Exercise: Write out exactly the lines between the line containing "Rebuild this chart" and the line containing "import numpy as np", including both of those lines, and nothing more.

Extracted data:
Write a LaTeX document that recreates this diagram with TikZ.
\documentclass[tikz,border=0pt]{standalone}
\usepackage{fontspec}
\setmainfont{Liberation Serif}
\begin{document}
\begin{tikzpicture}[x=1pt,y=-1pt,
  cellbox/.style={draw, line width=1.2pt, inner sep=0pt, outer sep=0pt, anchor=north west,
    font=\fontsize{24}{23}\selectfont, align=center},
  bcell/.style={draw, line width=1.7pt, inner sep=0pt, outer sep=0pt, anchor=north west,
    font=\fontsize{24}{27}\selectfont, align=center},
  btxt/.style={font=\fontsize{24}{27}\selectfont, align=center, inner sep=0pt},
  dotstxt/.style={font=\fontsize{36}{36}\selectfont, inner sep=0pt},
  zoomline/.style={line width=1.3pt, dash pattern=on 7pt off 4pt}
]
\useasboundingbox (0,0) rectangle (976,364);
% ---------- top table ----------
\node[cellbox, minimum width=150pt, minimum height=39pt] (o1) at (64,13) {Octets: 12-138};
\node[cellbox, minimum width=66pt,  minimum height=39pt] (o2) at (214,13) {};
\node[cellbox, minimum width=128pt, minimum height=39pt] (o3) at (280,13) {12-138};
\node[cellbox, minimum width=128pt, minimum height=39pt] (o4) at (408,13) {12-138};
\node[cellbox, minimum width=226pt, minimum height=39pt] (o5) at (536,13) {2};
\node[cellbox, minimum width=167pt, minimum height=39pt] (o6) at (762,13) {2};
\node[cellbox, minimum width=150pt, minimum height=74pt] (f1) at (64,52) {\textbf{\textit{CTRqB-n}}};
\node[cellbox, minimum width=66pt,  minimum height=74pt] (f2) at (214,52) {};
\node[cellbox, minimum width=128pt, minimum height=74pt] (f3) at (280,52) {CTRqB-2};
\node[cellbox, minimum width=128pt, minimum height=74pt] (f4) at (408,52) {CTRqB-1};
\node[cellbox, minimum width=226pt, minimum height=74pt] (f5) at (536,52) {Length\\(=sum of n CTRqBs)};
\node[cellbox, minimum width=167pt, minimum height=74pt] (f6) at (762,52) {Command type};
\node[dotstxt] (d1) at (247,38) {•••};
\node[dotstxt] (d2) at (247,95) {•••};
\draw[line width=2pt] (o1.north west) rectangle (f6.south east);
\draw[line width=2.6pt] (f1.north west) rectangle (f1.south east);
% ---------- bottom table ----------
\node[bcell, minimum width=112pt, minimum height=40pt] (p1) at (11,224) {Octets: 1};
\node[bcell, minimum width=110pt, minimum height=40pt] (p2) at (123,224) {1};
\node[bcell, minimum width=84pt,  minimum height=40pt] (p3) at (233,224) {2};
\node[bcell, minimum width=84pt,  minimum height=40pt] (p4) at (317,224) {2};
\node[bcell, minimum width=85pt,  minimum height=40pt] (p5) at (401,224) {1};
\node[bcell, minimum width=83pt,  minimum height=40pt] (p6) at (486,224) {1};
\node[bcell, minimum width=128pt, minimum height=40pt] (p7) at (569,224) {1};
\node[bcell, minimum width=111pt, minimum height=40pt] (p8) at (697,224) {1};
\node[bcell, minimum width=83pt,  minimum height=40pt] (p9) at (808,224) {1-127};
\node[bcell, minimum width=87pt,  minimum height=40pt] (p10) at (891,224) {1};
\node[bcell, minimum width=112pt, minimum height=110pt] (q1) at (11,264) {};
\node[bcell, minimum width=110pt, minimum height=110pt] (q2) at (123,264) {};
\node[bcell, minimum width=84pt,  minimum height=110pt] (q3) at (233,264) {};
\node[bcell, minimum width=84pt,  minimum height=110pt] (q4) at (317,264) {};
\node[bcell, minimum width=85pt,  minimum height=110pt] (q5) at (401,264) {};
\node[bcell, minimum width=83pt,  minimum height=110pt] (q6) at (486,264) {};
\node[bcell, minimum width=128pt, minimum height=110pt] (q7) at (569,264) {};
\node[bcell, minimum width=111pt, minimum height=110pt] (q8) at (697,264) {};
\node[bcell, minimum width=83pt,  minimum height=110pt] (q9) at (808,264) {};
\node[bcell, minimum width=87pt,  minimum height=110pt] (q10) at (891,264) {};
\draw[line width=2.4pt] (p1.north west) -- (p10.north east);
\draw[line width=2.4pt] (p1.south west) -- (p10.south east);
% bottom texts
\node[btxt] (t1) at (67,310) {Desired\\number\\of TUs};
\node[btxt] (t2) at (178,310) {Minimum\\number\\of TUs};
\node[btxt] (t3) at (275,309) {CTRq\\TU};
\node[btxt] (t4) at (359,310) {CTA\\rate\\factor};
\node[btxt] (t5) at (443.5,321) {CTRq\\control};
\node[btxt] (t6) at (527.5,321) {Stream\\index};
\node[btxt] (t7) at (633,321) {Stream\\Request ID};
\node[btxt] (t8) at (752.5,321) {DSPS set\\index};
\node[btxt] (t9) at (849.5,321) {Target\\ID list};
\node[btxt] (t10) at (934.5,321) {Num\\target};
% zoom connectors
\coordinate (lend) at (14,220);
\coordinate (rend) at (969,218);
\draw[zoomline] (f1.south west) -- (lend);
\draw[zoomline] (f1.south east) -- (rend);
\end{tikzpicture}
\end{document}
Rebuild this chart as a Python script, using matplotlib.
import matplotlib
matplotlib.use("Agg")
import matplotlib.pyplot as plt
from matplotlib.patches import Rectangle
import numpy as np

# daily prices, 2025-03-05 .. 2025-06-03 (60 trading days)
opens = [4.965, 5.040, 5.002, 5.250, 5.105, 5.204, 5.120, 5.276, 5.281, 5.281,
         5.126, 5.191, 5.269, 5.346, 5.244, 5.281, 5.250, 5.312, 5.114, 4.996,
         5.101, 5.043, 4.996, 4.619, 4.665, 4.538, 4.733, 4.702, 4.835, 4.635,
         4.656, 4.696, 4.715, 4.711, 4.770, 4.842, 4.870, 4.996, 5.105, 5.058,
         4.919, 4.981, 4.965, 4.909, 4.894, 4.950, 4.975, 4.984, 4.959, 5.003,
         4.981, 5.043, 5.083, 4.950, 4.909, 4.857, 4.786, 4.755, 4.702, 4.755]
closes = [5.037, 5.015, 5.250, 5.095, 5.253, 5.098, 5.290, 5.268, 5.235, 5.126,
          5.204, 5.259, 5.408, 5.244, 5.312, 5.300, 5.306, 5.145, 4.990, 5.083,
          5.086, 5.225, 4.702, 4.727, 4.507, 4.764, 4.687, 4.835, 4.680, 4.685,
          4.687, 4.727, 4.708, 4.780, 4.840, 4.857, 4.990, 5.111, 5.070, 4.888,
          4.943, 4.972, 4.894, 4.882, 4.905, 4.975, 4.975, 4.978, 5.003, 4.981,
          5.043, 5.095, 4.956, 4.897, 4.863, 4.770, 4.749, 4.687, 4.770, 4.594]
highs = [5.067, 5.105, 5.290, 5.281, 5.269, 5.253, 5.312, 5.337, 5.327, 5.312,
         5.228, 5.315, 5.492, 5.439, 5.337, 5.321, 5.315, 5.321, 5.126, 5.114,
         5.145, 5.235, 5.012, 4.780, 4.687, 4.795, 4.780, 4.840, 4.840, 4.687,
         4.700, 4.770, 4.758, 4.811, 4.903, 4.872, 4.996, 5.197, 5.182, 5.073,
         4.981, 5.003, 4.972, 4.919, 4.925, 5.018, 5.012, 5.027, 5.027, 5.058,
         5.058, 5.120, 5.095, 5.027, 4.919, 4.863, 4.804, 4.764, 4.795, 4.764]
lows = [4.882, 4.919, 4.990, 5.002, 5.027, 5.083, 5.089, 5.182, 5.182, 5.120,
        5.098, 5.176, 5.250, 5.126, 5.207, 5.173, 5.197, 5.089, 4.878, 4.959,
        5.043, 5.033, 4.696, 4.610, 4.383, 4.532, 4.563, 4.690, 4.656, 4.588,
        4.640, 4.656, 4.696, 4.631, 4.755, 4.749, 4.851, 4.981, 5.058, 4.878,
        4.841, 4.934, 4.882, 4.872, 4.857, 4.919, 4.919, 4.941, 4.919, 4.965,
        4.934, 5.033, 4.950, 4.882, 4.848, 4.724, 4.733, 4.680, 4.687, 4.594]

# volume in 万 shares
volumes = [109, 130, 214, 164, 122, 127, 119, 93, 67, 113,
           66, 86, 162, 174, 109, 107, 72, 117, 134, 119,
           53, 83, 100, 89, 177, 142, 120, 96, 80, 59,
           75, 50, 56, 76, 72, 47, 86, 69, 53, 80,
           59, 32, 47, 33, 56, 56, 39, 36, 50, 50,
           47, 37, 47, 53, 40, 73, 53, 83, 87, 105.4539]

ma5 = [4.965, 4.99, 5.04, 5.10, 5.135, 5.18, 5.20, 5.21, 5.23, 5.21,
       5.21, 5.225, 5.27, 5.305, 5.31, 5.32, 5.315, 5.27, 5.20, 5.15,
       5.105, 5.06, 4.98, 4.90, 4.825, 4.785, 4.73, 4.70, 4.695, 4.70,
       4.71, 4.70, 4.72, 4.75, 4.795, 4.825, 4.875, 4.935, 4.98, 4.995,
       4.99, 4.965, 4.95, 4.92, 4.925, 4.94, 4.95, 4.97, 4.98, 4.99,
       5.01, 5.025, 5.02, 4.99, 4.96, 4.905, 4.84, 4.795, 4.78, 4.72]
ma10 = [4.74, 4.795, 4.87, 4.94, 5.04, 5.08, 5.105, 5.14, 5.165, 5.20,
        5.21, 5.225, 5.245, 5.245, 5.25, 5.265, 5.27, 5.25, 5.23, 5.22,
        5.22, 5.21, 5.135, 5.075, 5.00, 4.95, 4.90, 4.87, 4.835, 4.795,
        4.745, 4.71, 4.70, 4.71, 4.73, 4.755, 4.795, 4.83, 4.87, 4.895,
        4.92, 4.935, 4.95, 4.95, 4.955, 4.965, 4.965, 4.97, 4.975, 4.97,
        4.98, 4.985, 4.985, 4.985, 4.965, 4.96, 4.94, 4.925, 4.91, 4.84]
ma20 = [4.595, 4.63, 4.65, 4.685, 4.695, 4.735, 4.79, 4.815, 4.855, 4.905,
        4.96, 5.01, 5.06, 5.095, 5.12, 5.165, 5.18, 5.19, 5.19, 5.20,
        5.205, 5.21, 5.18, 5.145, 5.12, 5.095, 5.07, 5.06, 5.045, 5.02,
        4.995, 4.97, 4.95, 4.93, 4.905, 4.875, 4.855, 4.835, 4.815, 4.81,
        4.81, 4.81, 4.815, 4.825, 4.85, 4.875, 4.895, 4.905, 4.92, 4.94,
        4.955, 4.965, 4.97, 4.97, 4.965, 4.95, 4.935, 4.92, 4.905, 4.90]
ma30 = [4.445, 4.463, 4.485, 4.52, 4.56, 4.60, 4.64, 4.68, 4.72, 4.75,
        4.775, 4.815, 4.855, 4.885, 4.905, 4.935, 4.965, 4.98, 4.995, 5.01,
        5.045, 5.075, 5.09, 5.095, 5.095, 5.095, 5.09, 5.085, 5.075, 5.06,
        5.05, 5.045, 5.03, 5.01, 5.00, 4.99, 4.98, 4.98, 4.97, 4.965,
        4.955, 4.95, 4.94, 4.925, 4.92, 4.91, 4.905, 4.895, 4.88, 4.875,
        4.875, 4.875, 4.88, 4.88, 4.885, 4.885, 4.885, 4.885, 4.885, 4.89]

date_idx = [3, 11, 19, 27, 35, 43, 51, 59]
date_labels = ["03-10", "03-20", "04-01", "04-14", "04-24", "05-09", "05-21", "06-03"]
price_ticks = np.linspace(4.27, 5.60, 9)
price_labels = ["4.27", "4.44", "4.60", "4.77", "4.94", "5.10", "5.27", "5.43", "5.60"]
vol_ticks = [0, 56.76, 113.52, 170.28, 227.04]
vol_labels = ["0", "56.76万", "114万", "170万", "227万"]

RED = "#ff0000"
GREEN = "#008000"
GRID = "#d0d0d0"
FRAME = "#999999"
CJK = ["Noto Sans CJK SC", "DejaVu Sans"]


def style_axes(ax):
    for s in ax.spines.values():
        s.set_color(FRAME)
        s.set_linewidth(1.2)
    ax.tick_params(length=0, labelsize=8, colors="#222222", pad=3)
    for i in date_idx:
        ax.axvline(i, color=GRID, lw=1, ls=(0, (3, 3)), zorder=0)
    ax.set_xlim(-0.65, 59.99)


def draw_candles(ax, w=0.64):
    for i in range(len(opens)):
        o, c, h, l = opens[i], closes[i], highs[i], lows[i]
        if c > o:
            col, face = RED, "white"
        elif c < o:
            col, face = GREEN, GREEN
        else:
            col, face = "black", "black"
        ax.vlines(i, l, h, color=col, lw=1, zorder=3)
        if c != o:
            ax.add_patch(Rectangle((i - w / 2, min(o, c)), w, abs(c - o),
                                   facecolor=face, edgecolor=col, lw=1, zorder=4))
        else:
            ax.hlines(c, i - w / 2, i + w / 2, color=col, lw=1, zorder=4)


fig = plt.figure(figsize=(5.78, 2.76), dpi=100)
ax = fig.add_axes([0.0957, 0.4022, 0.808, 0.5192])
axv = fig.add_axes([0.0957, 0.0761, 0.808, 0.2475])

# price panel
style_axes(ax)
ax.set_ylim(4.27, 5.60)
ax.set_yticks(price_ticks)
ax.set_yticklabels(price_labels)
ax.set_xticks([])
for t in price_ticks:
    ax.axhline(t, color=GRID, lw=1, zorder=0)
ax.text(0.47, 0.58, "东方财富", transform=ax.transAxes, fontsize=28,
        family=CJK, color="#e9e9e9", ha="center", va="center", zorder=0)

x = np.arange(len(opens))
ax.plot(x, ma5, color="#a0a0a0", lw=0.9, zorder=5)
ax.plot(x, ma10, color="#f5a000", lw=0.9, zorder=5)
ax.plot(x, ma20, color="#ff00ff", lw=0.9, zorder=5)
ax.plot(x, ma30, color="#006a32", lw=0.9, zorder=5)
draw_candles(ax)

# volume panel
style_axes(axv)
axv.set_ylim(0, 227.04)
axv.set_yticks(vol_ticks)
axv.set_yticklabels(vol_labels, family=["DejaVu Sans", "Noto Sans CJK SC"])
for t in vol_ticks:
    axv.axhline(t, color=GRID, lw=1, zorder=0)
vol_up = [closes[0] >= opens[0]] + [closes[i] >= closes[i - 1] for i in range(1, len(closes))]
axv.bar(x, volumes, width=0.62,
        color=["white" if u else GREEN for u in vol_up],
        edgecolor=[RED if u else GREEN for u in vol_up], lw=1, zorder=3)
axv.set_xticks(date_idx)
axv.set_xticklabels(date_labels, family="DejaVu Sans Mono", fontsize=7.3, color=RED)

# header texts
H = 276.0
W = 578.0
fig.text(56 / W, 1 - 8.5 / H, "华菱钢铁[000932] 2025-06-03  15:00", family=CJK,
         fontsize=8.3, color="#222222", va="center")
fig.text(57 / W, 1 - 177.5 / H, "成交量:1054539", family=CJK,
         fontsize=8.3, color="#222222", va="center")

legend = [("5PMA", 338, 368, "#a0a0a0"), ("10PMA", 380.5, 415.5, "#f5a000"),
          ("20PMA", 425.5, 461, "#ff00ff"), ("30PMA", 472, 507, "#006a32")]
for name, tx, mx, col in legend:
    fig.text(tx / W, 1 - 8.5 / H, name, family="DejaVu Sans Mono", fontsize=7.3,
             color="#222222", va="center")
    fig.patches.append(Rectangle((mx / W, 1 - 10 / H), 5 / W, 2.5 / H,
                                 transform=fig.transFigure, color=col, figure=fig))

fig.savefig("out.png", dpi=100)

Result below:
Rebuild this chart as a Python script, using matplotlib.
import matplotlib
matplotlib.use("Agg")
import matplotlib.pyplot as plt
from matplotlib.patches import Rectangle
import numpy as np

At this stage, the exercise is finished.